Ancak emperyalizmin deneyimli rafine zekası Türkiye’den şikayetçidir. BM oylamalarında sürekli Arap halkları aleyhinde ve ABD yanlısı oy kullanan Türkiye’ye “Bir kere olsun Araplardan yana oy kullansalar, yerlerde sürünen prestijlerini biraz olsun toparlasalar” diye hayıflanırlar.

Oysa Türkiye siyaseti geriye dönüp baktığımızda hepimizi utandıracak kadar ABD yalakası haline gelmiştir.
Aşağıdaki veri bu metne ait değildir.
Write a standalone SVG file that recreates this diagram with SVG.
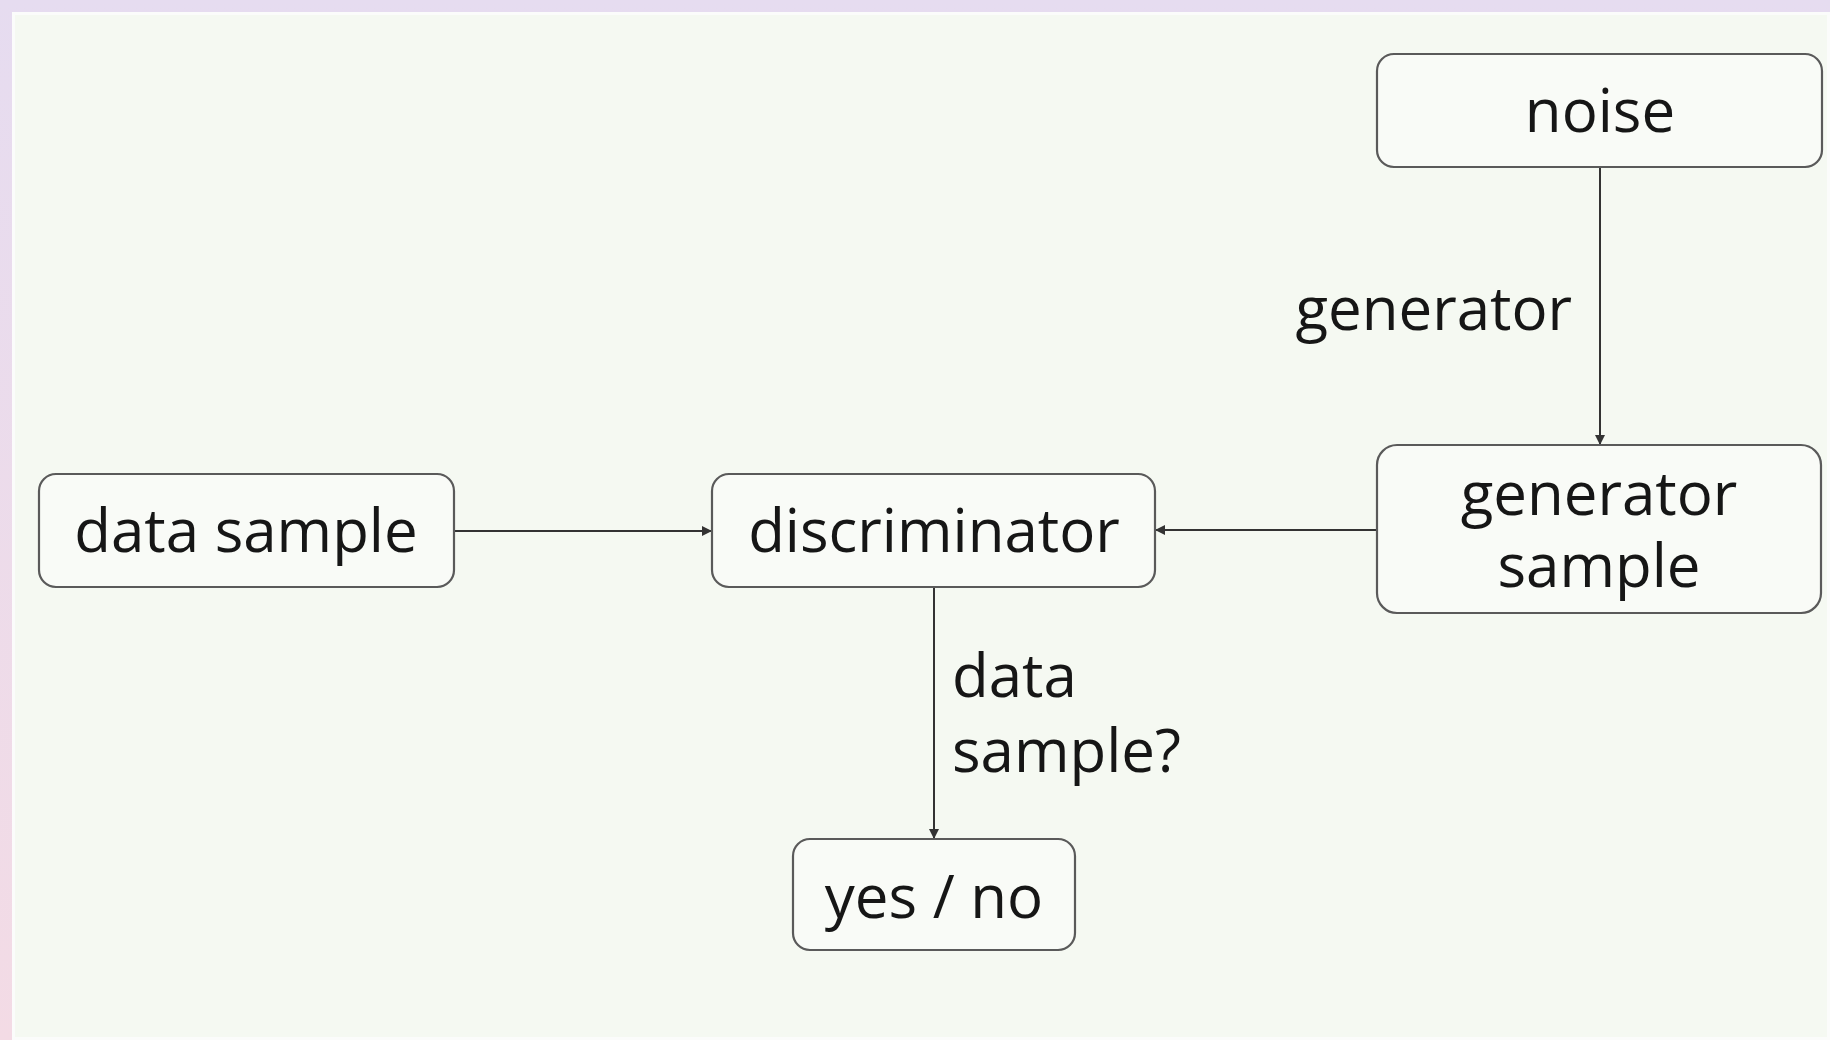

1958’de Menderes ve Bayar, Bağdat Paktı buluşması için Irak Kralı’nı Yeşilköy havaalanında beklerlerken Irak’tan devrim haberi gelir. Kral ve işbirlikçiler öldürülmüş, cesetleri halk tarafından sokaklarda gezdirilmiştir.
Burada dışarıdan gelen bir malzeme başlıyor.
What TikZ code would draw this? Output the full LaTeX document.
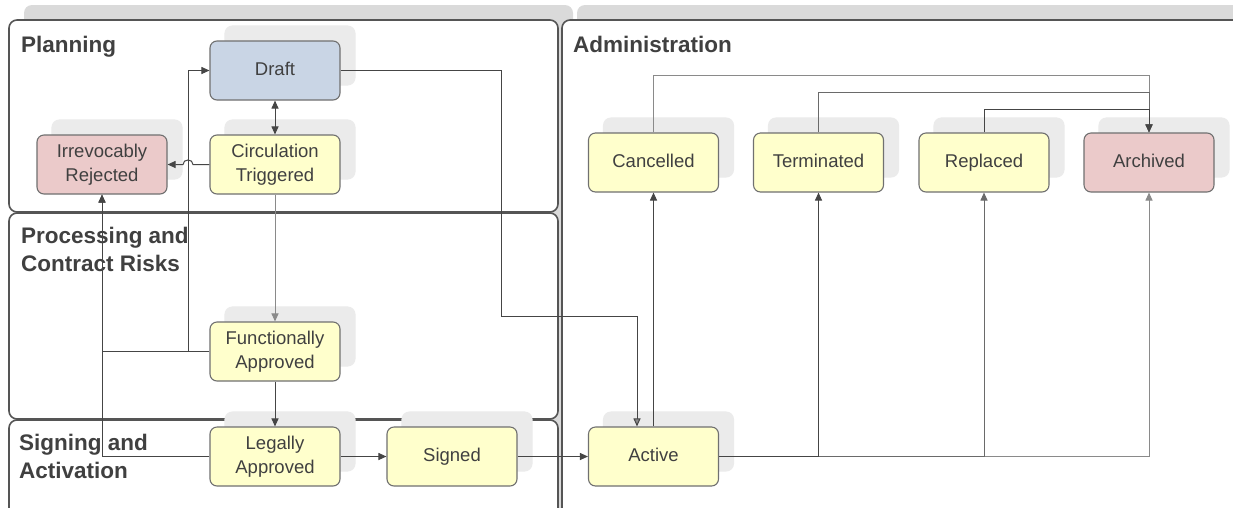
\documentclass[tikz,border=0pt]{standalone}
\usepackage{fontspec}
\setmainfont{Liberation Sans}
\usetikzlibrary{arrows.meta,calc}
\definecolor{laneline}{HTML}{555555}
\definecolor{laneshadow}{HTML}{DADADA}
\definecolor{nodeshadow}{HTML}{EBEBEB}
\definecolor{nodeline}{HTML}{707070}
\definecolor{bluefill}{HTML}{C9D5E5}
\definecolor{yellowfill}{HTML}{FFFFCC}
\definecolor{redfill}{HTML}{EBCACA}
\definecolor{txt}{HTML}{404040}
\definecolor{conn}{HTML}{454545}
\definecolor{conngray}{HTML}{8A8A8A}
\pgfdeclarelayer{lanes}
\pgfdeclarelayer{shadows}
\pgfsetlayers{lanes,shadows,main}
\tikzset{
  lanebox/.style={draw=laneline, line width=1.6pt, fill=white, rounded corners=8pt},
  laneshad/.style={fill=laneshadow, rounded corners=8pt},
  lanetitle/.style={anchor=base west, inner sep=0pt, text=txt, align=left,
    font=\fontsize{22.5}{28}\selectfont\bfseries},
  state/.style={draw=nodeline, line width=1.1pt, rounded corners=7pt,
    minimum width=130pt, minimum height=59pt, inner sep=0pt, align=center,
    text=txt, font=\fontsize{18.5}{24}\selectfont},
  oneline/.style={text height=13.5pt, text depth=4pt},
  blue/.style={state, fill=bluefill},
  yel/.style={state, fill=yellowfill},
  red/.style={state, fill=redfill},
  link/.style={draw=conn, line width=1pt, -{Triangle[length=8pt,width=7pt]}},
  glink/.style={draw=conngray, line width=1pt, -{Triangle[length=8pt,width=7pt]}},
}
\begin{document}
\begin{tikzpicture}[x=1pt,y=-1pt]
\useasboundingbox (0,0) rectangle (1233,507);
\clip (0,0) rectangle (1233,507);
% nodes
\node[blue, oneline] (draft) at (275,70.5) {Draft};
\node[yel] (circ) at (275,164.5) {Circulation\\Triggered};
\node[red] (irr) at (102,164.5) {Irrevocably\\Rejected};
\node[yel] (func) at (275,351.5) {Functionally\\Approved};
\node[yel] (legal) at (275,456.5) {Legally\\Approved};
\node[yel, oneline] (signed) at (452,456.5) {Signed};
\node[yel, oneline] (active) at (653.5,456.5) {Active};
\node[yel, oneline] (cancel) at (653.5,162.5) {Cancelled};
\node[yel, oneline] (term) at (818.5,162.5) {Terminated};
\node[yel, oneline] (repl) at (984,162.5) {Replaced};
\node[red, oneline] (arch) at (1149,162.5) {Archived};
% shadows
\begin{pgfonlayer}{shadows}
\foreach \n in {draft,circ,irr,func,legal,signed,active,cancel,term,repl,arch}{
  \fill[nodeshadow, rounded corners=8pt] ($(\n.south west)+(15,-15)$) rectangle ($(\n.north east)+(15,-15)$);
}
\end{pgfonlayer}
% lanes
\begin{pgfonlayer}{lanes}
\fill[laneshad] (24,5) rectangle (573,520);
\fill[laneshad] (577,5) rectangle (1260,520);
\draw[lanebox] (9,420) rectangle (558,520);
\draw[lanebox] (9,213) rectangle (558,419);
\draw[lanebox] (9,20) rectangle (558,212);
\draw[lanebox] (562,20) rectangle (1260,520);
\node[lanetitle] (tplan) at (21,52) {Planning};
\node[lanetitle] (tproc) at (21,271) {Processing and\\Contract Risks};
\node[lanetitle] (tsign) at (19,478) {Signing and\\Activation};
\node[lanetitle] (tadm) at (573,52) {Administration};
\end{pgfonlayer}
% connectors
\draw[link, {Triangle[length=8pt,width=7pt]}-{Triangle[length=8pt,width=7pt]}] (draft.south) -- (circ.north);
\draw[link] (circ.west) -- (193,164.5) .. controls (193,158.5) and (183,158.5) .. (183,164.5) -- (irr.east);
\draw[link] (func.west) -- (188,351.5) |- (draft.west);
\draw[link] (func.west) -| (irr.south);
\draw[link] (legal.west) -| (irr.south);
\draw[glink] (circ.south) -- (func.north);
\draw[link] (func.south) -- (legal.north);
\draw[link] (legal.east) -- (signed.west);
\draw[link] (signed.east) -- (active.west);
\draw[link, -{Triangle[length=8pt,width=7pt,fill=conngray]}] (draft.east) -- (501,70.5) -- (501,316) -| ([xshift=-16.5pt]active.north);
\draw[link] (active.north) -- (cancel.south);
\draw[glink] (cancel.north) -- ++(0,-57) -| (arch.north);
\draw[link, draw=conn!80!white] (term.north) -- ++(0,-40) -| (arch.north);
\draw[link] (repl.north) -- ++(0,-23) -| (arch.north);
\draw[glink] (active.east) -| (arch.south);
\draw[link, draw=conn!80!white] (active.east) -| (repl.south);
\draw[link] (active.east) -| (term.south);
\end{tikzpicture}
\end{document}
Tabi hemen tanklar Irak sınırına, Türkiye devrime karşı askeri müdahaleye hazırlanmaktadır. Bu müdahalenin devrimi pekiştireceğini gören emperyalist merkezin Türkiye için yargısı şudur: “Kriminal aptallar”

Sovyetler Birliği ile doğrudan kapışmak istemeyen ve Türkiye, Ürdün, Suudi Arabistan gibi ülkeleri ileri süren ABD’nin o dönemki taktikleri bugünkülerle benzerlik gösteriyor.

Ve nihayet sorunun yanıtı:

Türkiye bundan sonra Ortadoğu’da ancak bir sosyalist devrim, bir sosyalist cumhuriyet ile olumlu bir rol oynayabilir. Ne kadar aktif olarak Ortadoğu devrimlerine destek olacağını şimdiden konuşmak anlamsız ama bir model olarak kesinlikle ilerici bir işlev görecektir.